Comme déchiré, et pourtant amenant la paix en l’une et en l’autre, Jean Pauc eut deux patries, Carcassonne et Narbonne ou mieux le Narbonnais et surtout Gruissan. A Carcassonne il fit ses études au Petit Séminaire, y découvrant les valeurs du scoutisme avant de revenir dans le même établissement, après des études à Toulouse et son ordination. A la fois économe et professeur d’histoire, il sut se faire le confident et le soutien de nombre de pensionnaires que l’initiation aux arcanes de l’art qu’il leur prodiguait consolait de l’éloignement de leur famille. Les hasards du sacerdoce le conduisirent ensuite à Narbonne, où d’abord vicaire de Saint Just, il devint ensuite aumônier des collèges, des lycées et des Guides de France.       

Les devoirs de sa pastorale ne le tinrent jamais pourtant éloigné de la recherche historique, en particulier dans le domaine des arts.

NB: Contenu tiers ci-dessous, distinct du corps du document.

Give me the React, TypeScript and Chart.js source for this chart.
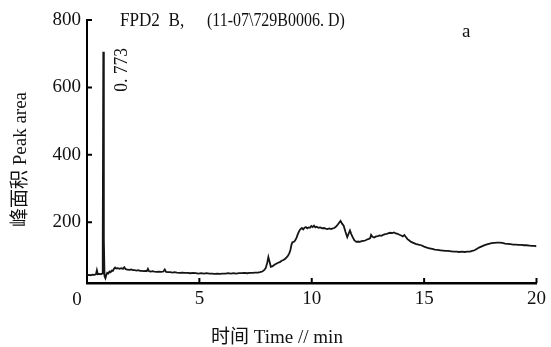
import React, { useEffect, useRef } from "react";
import { Chart, registerables } from "chart.js";

Chart.register(...registerables);

// ---- data ----
const timeMin: number[] = [
  0.0, 0.08, 0.16, 0.24, 0.32, 0.4, 0.44, 0.48, 0.55, 0.62, 0.67, 0.7, 0.725, 0.75, 0.78, 0.82, 0.86, 0.9, 0.95,
  1.0, 1.05, 1.1, 1.15, 1.2, 1.25, 1.3, 1.37, 1.45, 1.52, 1.6, 1.66, 1.72, 1.8, 1.88, 1.96,
  2.04, 2.12, 2.2, 2.28, 2.36, 2.44, 2.52, 2.6, 2.66, 2.71, 2.76, 2.84, 2.92,
  3.0, 3.1, 3.2, 3.3, 3.4, 3.46, 3.52, 3.6, 3.7, 3.8, 3.9,
  4.0, 4.12, 4.24, 4.36, 4.48, 4.6, 4.72, 4.84, 4.96,
  5.08, 5.2, 5.32, 5.44, 5.56, 5.68, 5.8, 5.92,
  6.04, 6.16, 6.28, 6.4, 6.52, 6.64, 6.76, 6.88,
  7.0, 7.12, 7.24, 7.36, 7.48, 7.6, 7.7, 7.8, 7.88, 7.95,
  8.02, 8.07, 8.12, 8.18, 8.26, 8.34, 8.42, 8.5, 8.58, 8.66, 8.74, 8.82, 8.88, 8.94,
  9.0, 9.05, 9.1, 9.14, 9.2, 9.26, 9.32, 9.38, 9.44, 9.5, 9.56, 9.62, 9.68, 9.74, 9.8, 9.86, 9.92, 9.98,
  10.04, 10.1, 10.16, 10.22, 10.3, 10.38, 10.46, 10.54, 10.62, 10.7, 10.78, 10.86, 10.94,
  11.0, 11.06, 11.12, 11.2, 11.28, 11.35, 11.42, 11.5, 11.58, 11.64, 11.7, 11.76, 11.82, 11.9, 11.98,
  12.06, 12.14, 12.22, 12.3, 12.38, 12.46, 12.54, 12.6, 12.64, 12.7, 12.78, 12.86, 12.94,
  13.02, 13.1, 13.18, 13.26, 13.34, 13.42, 13.5, 13.58, 13.66, 13.74, 13.82, 13.9, 13.98,
  14.05, 14.12, 14.18, 14.26, 14.34, 14.42, 14.52, 14.62, 14.74, 14.87,
  15.0, 15.12, 15.24, 15.36, 15.48, 15.6, 15.72, 15.84, 15.96,
  16.08, 16.2, 16.32, 16.44, 16.56, 16.68, 16.8, 16.92,
  17.04, 17.14, 17.24, 17.34, 17.44, 17.54, 17.64, 17.76, 17.88,
  18.0, 18.12, 18.24, 18.36, 18.48, 18.6, 18.72, 18.84, 18.96,
  19.08, 19.2, 19.32, 19.44, 19.56, 19.68, 19.8, 19.9, 20.0,
];

const peakArea: number[] = [
  43, 44, 43, 45, 44, 46, 58, 46, 47, 46, 48, 140, 706, 150, 40, 34, 44, 50, 48,
  54, 52, 57, 56, 62, 66, 63, 64, 62, 64, 62, 67, 61, 60, 59, 60,
  58, 58, 57, 58, 56, 56, 55, 56, 55, 62, 55, 54, 55,
  54, 53, 54, 53, 54, 60, 53, 52, 52, 51, 52,
  51, 50, 51, 50, 50, 49, 50, 49, 48,
  49, 48, 49, 48, 48, 47, 48, 47,
  48, 48, 49, 48, 49, 48, 49, 49,
  50, 49, 50, 50, 51, 51, 52, 54, 58, 64,
  80, 97, 84, 68, 70, 74, 77, 80, 82, 86, 88, 92, 96, 101,
  108, 118, 134, 141, 142, 146, 154, 165, 174, 180, 183, 179, 184, 186, 182, 185, 184, 189,
  186, 190, 185, 187, 184, 185, 182, 183, 181, 180, 182, 180, 182,
  183, 186, 190, 197, 204, 196, 190, 172, 156, 166, 176, 165, 156, 146, 142,
  143, 142, 144, 145, 146, 149, 151, 153, 163, 157, 155, 158, 159,
  161, 160, 163, 165, 166, 168, 169, 168, 170, 167, 166, 163, 161,
  158, 162, 157, 150, 146, 142, 139, 136, 134, 132,
  128, 125, 123, 121, 119, 118, 117, 116, 115,
  115, 114, 113, 113, 112, 113, 112, 113,
  113, 115, 117, 121, 125, 128, 131, 134, 136,
  138, 139, 140, 140, 139, 137, 136, 135, 134,
  134, 133, 133, 132, 132, 131, 130, 130, 129,
];

const xTickValues: number[] = [0, 5, 10, 15, 20];
const yTickValues: number[] = [200, 400, 600, 800];
const xMin = 0;
const xMax = 20;
const yMin = 20;
const yMax = 800;

const titleLeft = "FPD2  B,";
const titleRight = "(11-07\\729B0006. D)";
const panelLabel = "a";
const peakLabel = "0. 773";
const peakTime = 0.725;
const peakValue = 706;
const xTitle = "时间 Time // min";
const yTitle = "峰面积 Peak area";

const FONT = '19px "Liberation Serif", "Noto Sans CJK SC", serif';
const INK = "#111";

function condensed(ctx: CanvasRenderingContext2D, text: string, x: number, y: number, sx: number) {
  ctx.save();
  ctx.translate(x, y);
  ctx.scale(sx, 1);
  ctx.fillText(text, 0, 0);
  ctx.restore();
}

const annotations = {
  id: "annotations",
  afterDraw(chart: any) {
    const { ctx, chartArea } = chart;
    const xs = chart.scales.x;
    const ys = chart.scales.y;
    ctx.save();
    // inward tick marks
    ctx.strokeStyle = "#000";
    ctx.lineWidth = 2;
    ctx.beginPath();
    xTickValues.forEach((v) => {
      if (v === xMin) return;
      const px = xs.getPixelForValue(v);
      ctx.moveTo(px, chartArea.bottom);
      ctx.lineTo(px, chartArea.bottom - 5);
    });
    yTickValues.forEach((v) => {
      const py = ys.getPixelForValue(v);
      ctx.moveTo(chartArea.left, py);
      ctx.lineTo(chartArea.left + 5, py);
    });
    ctx.stroke();

    ctx.fillStyle = INK;
    ctx.font = FONT;
    // origin label
    ctx.textAlign = "center";
    ctx.textBaseline = "middle";
    ctx.fillText(String(xMin), chartArea.left - 10, chartArea.bottom + 17);

    // header text
    ctx.textAlign = "left";
    ctx.textBaseline = "alphabetic";
    condensed(ctx, titleLeft, chartArea.left + 33, chartArea.top + 6, 0.9);
    condensed(ctx, titleRight, chartArea.left + 120, chartArea.top + 6, 0.84);
    ctx.fillText(panelLabel, chartArea.left + 375, chartArea.top + 17);

    // peak label (rotated)
    const ppx = xs.getPixelForValue(peakTime);
    const ppy = ys.getPixelForValue(peakValue);
    ctx.save();
    ctx.translate(ppx + 24, ppy + 40);
    ctx.rotate(-Math.PI / 2);
    ctx.scale(0.92, 1);
    ctx.fillText(peakLabel, 0, 0);
    ctx.restore();

    // x title
    ctx.textAlign = "center";
    ctx.fillText(xTitle, chartArea.left + 190, chartArea.bottom + 60);

    // y title
    ctx.save();
    ctx.translate(chartArea.left - 66, (chartArea.top + chartArea.bottom) / 2 + 8);
    ctx.rotate(-Math.PI / 2);
    ctx.textAlign = "center";
    ctx.textBaseline = "middle";
    ctx.fillText(yTitle, 0, 0);
    ctx.restore();

    ctx.restore();
  },
};

export default function App() {
  const canvasRef = useRef<HTMLCanvasElement | null>(null);

  useEffect(() => {
    if (!canvasRef.current) return;
    const points = timeMin.map((t, i) => ({ x: t, y: peakArea[i] }));
    const chart = new Chart(canvasRef.current, {
      type: "line",
      data: {
        datasets: [
          {
            data: points,
            borderColor: "#151515",
            borderWidth: 1.8,
            pointRadius: 0,
            tension: 0,
            fill: false,
          },
        ],
      },
      options: {
        animation: false,
        responsive: true,
        maintainAspectRatio: false,
        layout: { padding: { top: 20, right: 12, left: 0, bottom: 0 } },
        plugins: {
          legend: { display: false },
          tooltip: { enabled: false },
          title: { display: false },
        },
        scales: {
          x: {
            type: "linear",
            min: xMin,
            max: xMax,
            grid: { display: false, drawTicks: false },
            border: { display: true, color: "#000", width: 2.5 },
            afterBuildTicks: (scale: any) => {
              scale.ticks = xTickValues.map((v) => ({ value: v }));
            },
            ticks: {
              padding: 5,
              color: INK,
              font: { family: '"Liberation Serif", serif', size: 19 },
              maxRotation: 0,
              callback: (v: any) => (v === xMin ? "" : String(v)),
            },
            afterFit: (scale: any) => {
              scale.height = 64;
            },
          },
          y: {
            type: "linear",
            min: yMin,
            max: yMax,
            grid: { display: false, drawTicks: false },
            border: { display: true, color: "#000", width: 2 },
            afterBuildTicks: (scale: any) => {
              scale.ticks = yTickValues.map((v) => ({ value: v }));
            },
            ticks: {
              padding: 6,
              color: INK,
              font: { family: '"Liberation Serif", serif', size: 19 },
            },
            afterFit: (scale: any) => {
              scale.width = 87;
            },
          },
        },
      },
      plugins: [annotations],
    });
    return () => chart.destroy();
  }, []);

  return (
    <div style={{ position: "fixed", left: 0, top: 0, width: 551, height: 347, background: "#fff" }}>
      <canvas ref={canvasRef} />
    </div>
  );
}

Membre éminent de la Société des Arts et Sciences de Carcassonne, il fut aussi très actif à la Commission Archéologique de Narbonne qui publia la réédition, qu’il avait préparée, de l’étude historique sur Gruissan de Julien Yché ;  on lui doit aussi, dans la même veine, une belle monographie consacrée à Notre Dame des Auzils. Mais, en ce domaine, l’érudit se doublait d’un homme d’action et, le moment venu, il lui échut naturellement de prendre la suite du chanoine Sarraute à la Commission diocésaine d’art sacré puis d’être nommé conservateur des Antiquités et objets d’art de l’Aude. Multipliant les sauvetages de pièces à l’abandon, organisant des expositions sur les richesses d’art sacré du département, impulsant les restaurations, le retable de notre Dame de Saint Just ou les toiles de Gamelin, il s’investit totalement dans cette volonté de « révéler l’Invisible par le visible ».       

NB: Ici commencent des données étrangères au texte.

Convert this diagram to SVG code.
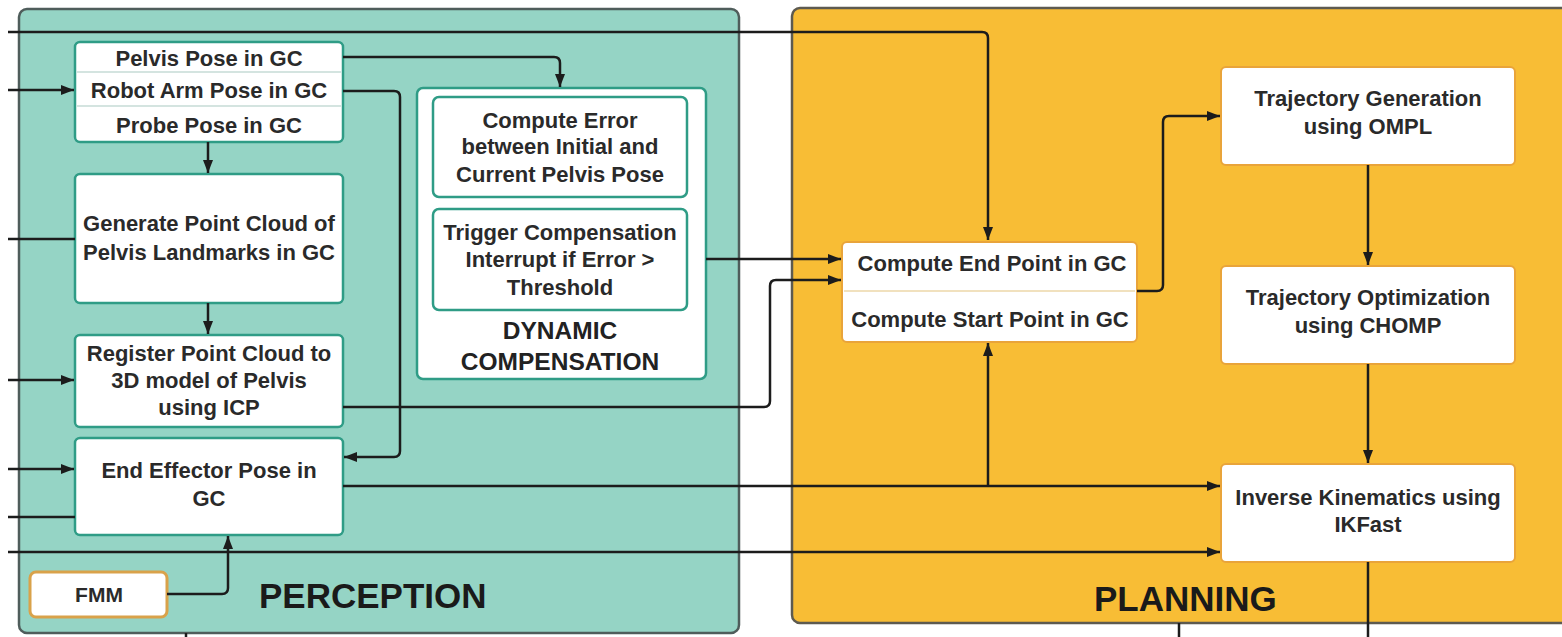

Néanmoins c’est sa nomination à la cure de Gruissan, de 1966 à 2002, qui lui permit de réaliser, dans leur plénitude, tous ses engagements. Pasteur des pêcheurs, partageant leur quotidien, il s’éprit de ce monde difficile où la fréquentation de la mer trempait les caractères les plus forts. Respectueux des usages et des dévotions populaires, la grande fête de la Saint Pierre par exemple, il sut redonner vie et éclat au cimetière marin dominé par la chapelle des Auzils. Ainsi chaque année, les lundis de Pâques et de la Pentecôte, il guidait de ses chants et de ses prières le long cortège des pèlerins, s’arrêtant à chaque cénotaphe, tombeau vide érigé à la mémoire d’un disparu en mer, avant de gagner la modeste église, juchée sur la colline dont il avait organisé la restauration. De même, grâce aux photos qu’il en avait pris, il arriva à faire repeindre, à même les murs, en trompe-l’œil, les ex-voto marins qu’il avait rassemblés et qui avaient été volés. Aussi nombreux sont les pèlerins qui, aux grandes fêtes religieuses, sur le chemin caillouteux du cimetière marin, croient voir, dans l’ombre des cyprès, sa silhouette blanche, veillant à jamais sur la petite communauté.